- Directed by: Gabriel Aghion
- Written by: Gabriel Aghion (screenplay) Danièle Thompson (screenplay) Jean-Marie Duprez (novel)
- Produced by: Bruno Pésery Xavier Castano
- Starring: Catherine Deneuve Vincent Lindon Line Renaud Mathilde Seigner Stéphane Audran Idris Elba Françoise Lépine Artus de Penguern Danièle Lebrun Laurent Lafitte Jean-Marie Winling
- Cinematography: Romain Winding
- Edited by: Luc Barnier
- Distributed by: AMLF
- Release date: 1999;
- Running time: 102 minutes
- Country: France
- Language: French
- Budget: US$10.1 million
- Box office: US$7.5 million

= Belle maman =

Belle maman (Step Mother) is a 1999 comedic French film starring Catherine Deneuve, Vincent Lindon, Line Renaud, Stéphane Audran, Idris Elba (in his debut), Françoise Lépine and directed by Gabriel Aghion.

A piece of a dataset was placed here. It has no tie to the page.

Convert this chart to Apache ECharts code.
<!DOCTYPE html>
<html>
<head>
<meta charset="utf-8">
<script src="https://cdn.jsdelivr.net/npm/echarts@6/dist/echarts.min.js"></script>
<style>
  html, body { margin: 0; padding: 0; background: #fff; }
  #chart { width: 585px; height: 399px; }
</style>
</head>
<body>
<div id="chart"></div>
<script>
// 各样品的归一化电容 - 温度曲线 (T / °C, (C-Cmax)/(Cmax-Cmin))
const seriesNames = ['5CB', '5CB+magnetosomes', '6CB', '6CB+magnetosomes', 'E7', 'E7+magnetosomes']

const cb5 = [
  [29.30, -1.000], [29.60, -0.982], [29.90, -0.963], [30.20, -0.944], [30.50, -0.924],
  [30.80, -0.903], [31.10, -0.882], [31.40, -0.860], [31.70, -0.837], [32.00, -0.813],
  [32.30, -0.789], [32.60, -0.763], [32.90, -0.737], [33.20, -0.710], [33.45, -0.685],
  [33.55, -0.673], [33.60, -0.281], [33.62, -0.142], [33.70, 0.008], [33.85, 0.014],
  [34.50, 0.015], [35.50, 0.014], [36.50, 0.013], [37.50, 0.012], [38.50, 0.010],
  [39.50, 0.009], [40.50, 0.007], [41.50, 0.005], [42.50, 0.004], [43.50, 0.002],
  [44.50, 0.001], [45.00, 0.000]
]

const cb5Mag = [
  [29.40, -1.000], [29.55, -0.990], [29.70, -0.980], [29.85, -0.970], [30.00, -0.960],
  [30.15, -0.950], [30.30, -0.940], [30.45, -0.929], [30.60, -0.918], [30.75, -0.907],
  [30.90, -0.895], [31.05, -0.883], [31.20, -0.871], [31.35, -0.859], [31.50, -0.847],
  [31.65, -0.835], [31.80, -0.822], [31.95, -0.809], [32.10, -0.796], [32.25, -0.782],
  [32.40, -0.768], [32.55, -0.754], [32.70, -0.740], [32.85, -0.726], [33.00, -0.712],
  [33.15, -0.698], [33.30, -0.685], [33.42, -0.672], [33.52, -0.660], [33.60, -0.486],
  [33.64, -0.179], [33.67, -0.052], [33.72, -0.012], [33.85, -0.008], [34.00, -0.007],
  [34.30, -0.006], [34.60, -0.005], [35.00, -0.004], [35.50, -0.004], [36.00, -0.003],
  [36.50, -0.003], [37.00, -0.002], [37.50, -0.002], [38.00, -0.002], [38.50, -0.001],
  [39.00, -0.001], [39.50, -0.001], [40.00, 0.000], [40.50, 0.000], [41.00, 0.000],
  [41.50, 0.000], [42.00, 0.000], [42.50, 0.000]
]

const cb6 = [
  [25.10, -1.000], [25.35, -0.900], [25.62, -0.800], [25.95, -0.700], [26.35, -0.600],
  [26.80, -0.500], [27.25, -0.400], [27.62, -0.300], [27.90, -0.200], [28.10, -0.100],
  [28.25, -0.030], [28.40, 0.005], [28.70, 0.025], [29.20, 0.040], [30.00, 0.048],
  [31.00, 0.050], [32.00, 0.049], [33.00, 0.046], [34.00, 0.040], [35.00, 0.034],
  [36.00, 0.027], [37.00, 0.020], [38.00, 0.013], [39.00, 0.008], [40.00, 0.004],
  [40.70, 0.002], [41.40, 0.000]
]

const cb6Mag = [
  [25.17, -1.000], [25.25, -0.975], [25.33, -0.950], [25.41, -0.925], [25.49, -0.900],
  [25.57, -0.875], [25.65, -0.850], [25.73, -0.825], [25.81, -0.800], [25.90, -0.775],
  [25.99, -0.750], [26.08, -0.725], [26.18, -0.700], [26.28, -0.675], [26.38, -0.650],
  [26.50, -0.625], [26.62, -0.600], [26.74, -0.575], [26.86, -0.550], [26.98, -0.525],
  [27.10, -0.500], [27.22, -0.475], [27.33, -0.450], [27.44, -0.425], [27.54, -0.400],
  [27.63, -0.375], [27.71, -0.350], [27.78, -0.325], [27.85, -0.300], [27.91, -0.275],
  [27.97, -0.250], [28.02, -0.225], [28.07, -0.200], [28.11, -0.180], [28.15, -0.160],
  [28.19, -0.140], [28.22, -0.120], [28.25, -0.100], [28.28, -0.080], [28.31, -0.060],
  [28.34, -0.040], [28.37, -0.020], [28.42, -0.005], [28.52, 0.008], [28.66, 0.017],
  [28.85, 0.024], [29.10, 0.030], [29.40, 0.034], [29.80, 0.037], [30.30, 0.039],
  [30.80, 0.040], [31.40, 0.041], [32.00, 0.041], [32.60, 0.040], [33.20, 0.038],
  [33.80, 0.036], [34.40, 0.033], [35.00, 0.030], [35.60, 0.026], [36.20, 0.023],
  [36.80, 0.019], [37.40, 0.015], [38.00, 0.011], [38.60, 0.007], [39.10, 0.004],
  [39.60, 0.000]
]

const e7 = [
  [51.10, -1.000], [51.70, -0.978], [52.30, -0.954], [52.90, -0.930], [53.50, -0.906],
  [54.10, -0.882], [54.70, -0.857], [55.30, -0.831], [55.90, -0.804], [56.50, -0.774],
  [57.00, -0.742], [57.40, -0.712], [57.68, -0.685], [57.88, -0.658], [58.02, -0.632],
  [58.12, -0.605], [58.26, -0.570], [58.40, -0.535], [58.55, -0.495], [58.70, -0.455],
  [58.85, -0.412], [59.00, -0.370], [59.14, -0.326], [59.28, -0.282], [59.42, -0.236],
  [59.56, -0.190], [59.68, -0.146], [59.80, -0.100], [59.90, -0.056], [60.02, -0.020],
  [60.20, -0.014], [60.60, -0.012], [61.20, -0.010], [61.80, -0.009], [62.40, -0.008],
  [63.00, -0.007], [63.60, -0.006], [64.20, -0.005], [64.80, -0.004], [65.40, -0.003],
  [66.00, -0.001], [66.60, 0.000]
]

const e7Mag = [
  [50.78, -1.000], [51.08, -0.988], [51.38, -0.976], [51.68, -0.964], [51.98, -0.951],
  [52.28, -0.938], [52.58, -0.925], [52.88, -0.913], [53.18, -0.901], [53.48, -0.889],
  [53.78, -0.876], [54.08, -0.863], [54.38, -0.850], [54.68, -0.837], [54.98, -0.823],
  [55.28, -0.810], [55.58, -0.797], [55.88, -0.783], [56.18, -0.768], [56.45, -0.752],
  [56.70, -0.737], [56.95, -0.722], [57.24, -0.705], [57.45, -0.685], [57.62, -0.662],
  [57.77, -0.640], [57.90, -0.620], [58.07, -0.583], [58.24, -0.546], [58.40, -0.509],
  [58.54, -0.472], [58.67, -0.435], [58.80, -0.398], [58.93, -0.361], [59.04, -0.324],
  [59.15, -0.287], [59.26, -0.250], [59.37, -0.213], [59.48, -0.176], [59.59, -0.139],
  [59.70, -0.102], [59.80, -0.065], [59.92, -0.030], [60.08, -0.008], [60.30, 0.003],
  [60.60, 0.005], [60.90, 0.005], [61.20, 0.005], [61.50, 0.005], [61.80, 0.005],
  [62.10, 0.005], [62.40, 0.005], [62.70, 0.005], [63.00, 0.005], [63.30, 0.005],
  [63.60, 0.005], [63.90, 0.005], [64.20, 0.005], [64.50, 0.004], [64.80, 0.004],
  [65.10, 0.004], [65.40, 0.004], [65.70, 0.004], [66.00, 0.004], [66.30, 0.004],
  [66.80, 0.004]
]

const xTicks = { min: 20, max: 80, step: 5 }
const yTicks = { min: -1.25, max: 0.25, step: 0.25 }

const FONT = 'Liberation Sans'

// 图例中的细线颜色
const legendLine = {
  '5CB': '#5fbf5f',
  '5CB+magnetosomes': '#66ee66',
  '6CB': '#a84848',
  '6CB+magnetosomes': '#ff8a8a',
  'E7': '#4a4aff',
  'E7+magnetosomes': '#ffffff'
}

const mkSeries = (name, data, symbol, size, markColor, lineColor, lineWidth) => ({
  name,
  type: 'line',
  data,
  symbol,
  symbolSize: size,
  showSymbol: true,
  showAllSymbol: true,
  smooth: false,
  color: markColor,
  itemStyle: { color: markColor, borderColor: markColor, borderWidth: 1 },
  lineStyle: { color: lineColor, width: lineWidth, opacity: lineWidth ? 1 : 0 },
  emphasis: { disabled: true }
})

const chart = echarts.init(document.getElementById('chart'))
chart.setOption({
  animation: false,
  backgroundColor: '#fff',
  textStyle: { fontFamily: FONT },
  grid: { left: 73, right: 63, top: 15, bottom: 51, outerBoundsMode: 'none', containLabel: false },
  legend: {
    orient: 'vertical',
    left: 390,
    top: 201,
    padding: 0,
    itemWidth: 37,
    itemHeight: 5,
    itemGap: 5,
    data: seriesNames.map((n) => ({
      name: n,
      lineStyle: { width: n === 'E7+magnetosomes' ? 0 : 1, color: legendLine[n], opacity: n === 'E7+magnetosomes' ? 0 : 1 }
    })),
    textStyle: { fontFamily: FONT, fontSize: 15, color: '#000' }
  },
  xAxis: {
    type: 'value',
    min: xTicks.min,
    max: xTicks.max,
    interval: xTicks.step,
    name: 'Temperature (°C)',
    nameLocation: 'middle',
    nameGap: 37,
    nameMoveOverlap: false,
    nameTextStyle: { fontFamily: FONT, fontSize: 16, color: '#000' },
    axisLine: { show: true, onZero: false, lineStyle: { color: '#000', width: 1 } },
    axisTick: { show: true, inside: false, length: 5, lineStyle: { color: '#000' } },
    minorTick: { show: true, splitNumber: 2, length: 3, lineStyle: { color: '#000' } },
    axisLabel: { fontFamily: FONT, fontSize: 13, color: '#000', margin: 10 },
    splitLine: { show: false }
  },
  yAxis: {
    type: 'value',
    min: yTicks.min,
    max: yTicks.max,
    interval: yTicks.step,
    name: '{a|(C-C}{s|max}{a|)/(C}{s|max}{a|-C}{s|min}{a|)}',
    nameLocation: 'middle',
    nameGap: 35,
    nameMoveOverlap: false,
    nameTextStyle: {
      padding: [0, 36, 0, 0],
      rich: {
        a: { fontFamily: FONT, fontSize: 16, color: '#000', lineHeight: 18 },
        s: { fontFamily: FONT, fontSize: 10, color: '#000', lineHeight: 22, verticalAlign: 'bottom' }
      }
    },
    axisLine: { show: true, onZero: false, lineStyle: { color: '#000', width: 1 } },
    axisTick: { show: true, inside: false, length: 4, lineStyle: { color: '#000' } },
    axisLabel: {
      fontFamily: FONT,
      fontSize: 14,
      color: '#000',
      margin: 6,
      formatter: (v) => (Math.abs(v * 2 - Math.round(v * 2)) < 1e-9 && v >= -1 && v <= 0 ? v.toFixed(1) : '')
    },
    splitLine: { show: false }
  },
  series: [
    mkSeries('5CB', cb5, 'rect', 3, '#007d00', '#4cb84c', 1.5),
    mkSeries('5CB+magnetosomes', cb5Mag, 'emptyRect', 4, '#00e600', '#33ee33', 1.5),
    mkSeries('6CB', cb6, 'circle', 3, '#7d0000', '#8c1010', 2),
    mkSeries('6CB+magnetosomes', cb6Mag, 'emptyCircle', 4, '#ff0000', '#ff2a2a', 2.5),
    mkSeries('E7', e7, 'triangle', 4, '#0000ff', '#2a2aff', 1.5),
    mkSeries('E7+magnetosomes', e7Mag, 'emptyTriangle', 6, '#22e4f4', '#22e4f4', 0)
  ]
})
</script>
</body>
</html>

The title translates into English as "mother in law".

== Plot ==
A comedy about the ideal dysfunctional family in modern France, the grandmother is a lesbian, her girlfriend is mentally unstable, her daughter is a free spirit and her granddaughter is a seriously uptight attorney.

Antoine (Vincent Lindon) is all set to marry his pregnant girlfriend, Severine (Mathilde Seigner), when he falls hopelessly in love with her mother, Léa played by Catherine Deneuve. The film is a fun and energetic romantic comedy with a couple of music scenes featuring Catherine Deneuve singing.